I'm A Bluesman impose di nuovo il chitarrista di Beaumont al grande pubblico. Clapton lo volle al suo Crossroads Festival nel 2007, i più prestigiosi eventi di jazz e blues di tutto il mondo ebbero modo di ospitarlo e perfino le nuove leve della chitarra poterono fregiarsi della sua collaborazione in concerto. Con un estenuante lavoro di archivio, lanciò- tramite il suo fan club e grazie all'etichetta Friday Music -la fortunata Live Bootleg Series, ad oggi giunta al considerevole traguardo di undici volumi. Il 2009 fu l'anno in cui la Sony dette alle stampe la registrazione completa della performance tenuta quarant'anni prima da Johnny Winter a Woodstock. Parte del materiale live degli anni Settanta fu ristampato (non sempre nel modo più dignitoso) da piccole case discografiche sempre in questo periodo, ma a Winter interesseva più che altro ritornare in studio e incidere piuttosto che limitarsi a prestazioni occasionali, serate revival e riscossioni per i diritti degli innumerevoli greatest che stavano iniziando a sovraffollare il mercato.

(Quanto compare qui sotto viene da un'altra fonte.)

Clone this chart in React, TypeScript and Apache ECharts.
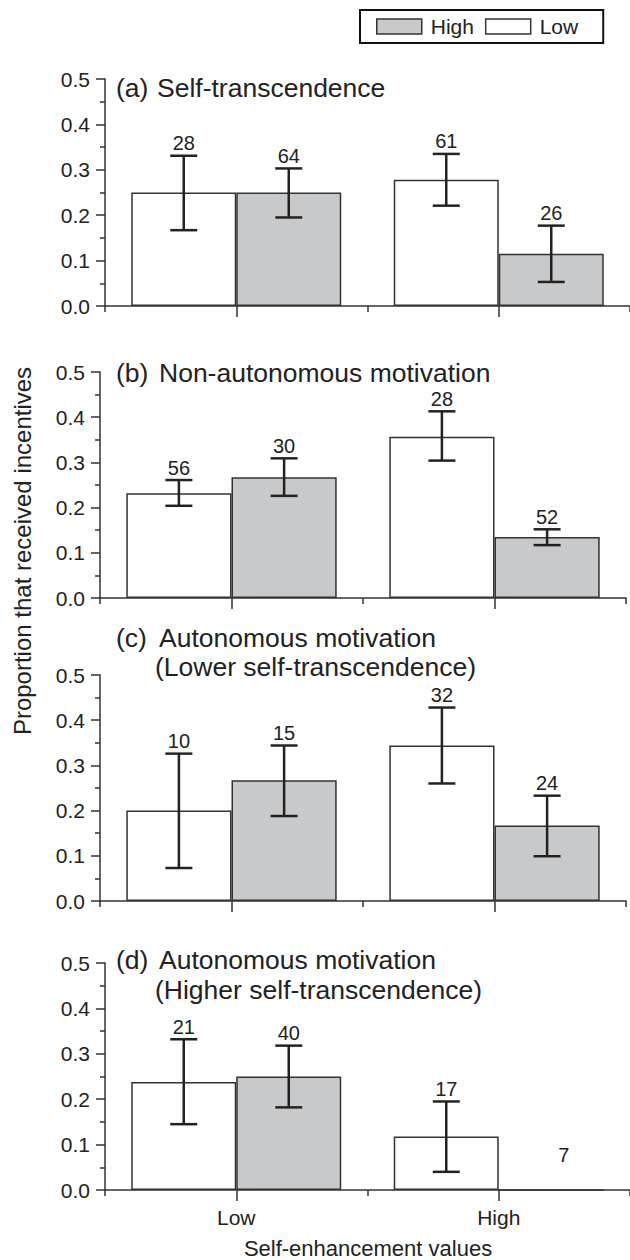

Tale occasione gli venne fornita dal suo chitarrista Paul Nelson, eclettico sessionman che sporadicamente si prestava anche alla produzione. Nonostante i molti anni che li dividevano, Nelson capì perfettamente cosa Winter volesse ottenere da un ipotetico nuovo album e decise di produrglielo di tasca propria. La Megaforce (casa notoriamente lontana dal blues e a cui va il merito di avere sfornato i primi due album dei Metallica) fu la nuova e ultima etichetta con cui Johnny Winter avrebbe stipulato un contratto discografico. Roots uscì il 27 settembre del 2011 e fece rimanere di stucco tutti: undici canzoni, nessuna firmata da Winter, un ospite illustre a brano. Nell'ora scarsa del disco si succedono, ad affiancare l'albino, Sonny Landreth, Jimmy Vivino, Warren Haynes, Frank Latorre, John Popper, Vince Gill, Susan Tedeschi, Edgar Winter, Derek Trucks, John Medeski e lo stesso Paul Nelson. La qualità dei musicisti, unita agli arrangiamenti dei classici blues del passato più o meno remoto, fecero di Roots il migliore disco di Johnny Winter uscito da trent'anni a quella parte.

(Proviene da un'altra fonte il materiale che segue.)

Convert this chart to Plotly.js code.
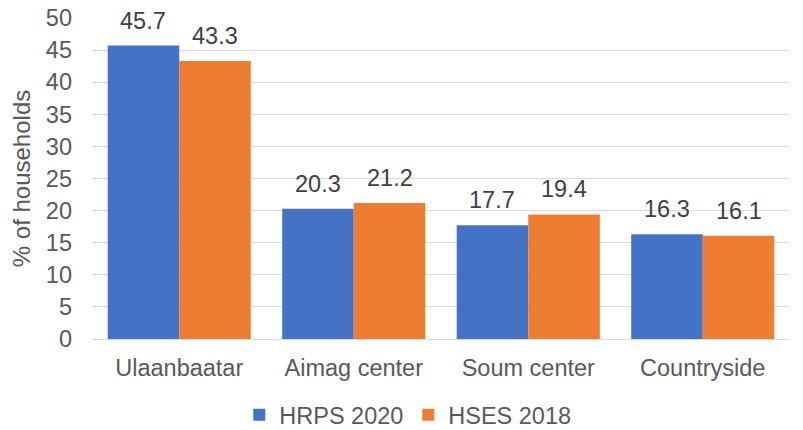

Assolutamente non da meno è stato Step Back, purtroppo uscito postumo nel settembre del 2014 e concepito e registrato in maniera analoga al precedente. Stavolta ci sono i Blues Brothers Horns, Ben Harper, Eric Clapton, Brian Setzer, Billy Gibbons, Joe Bonamassa, Jason Ricci, Leslie West, Joe Perry e Dr. John.
Due giorni dopo aver partecipato al Cahors Blues Festival in Francia, Johnny Winter venne trovato morto nella sua camera di albergo a Montreux, in Svizzera. Era il 16 luglio 2014.
Meno di un anno dopo, Step Back vinse il premio come miglior album blues ai Grammy Awards 2015. Il primo e unico della sua carriera, dopo decenni di candidature sfumate nel nulla.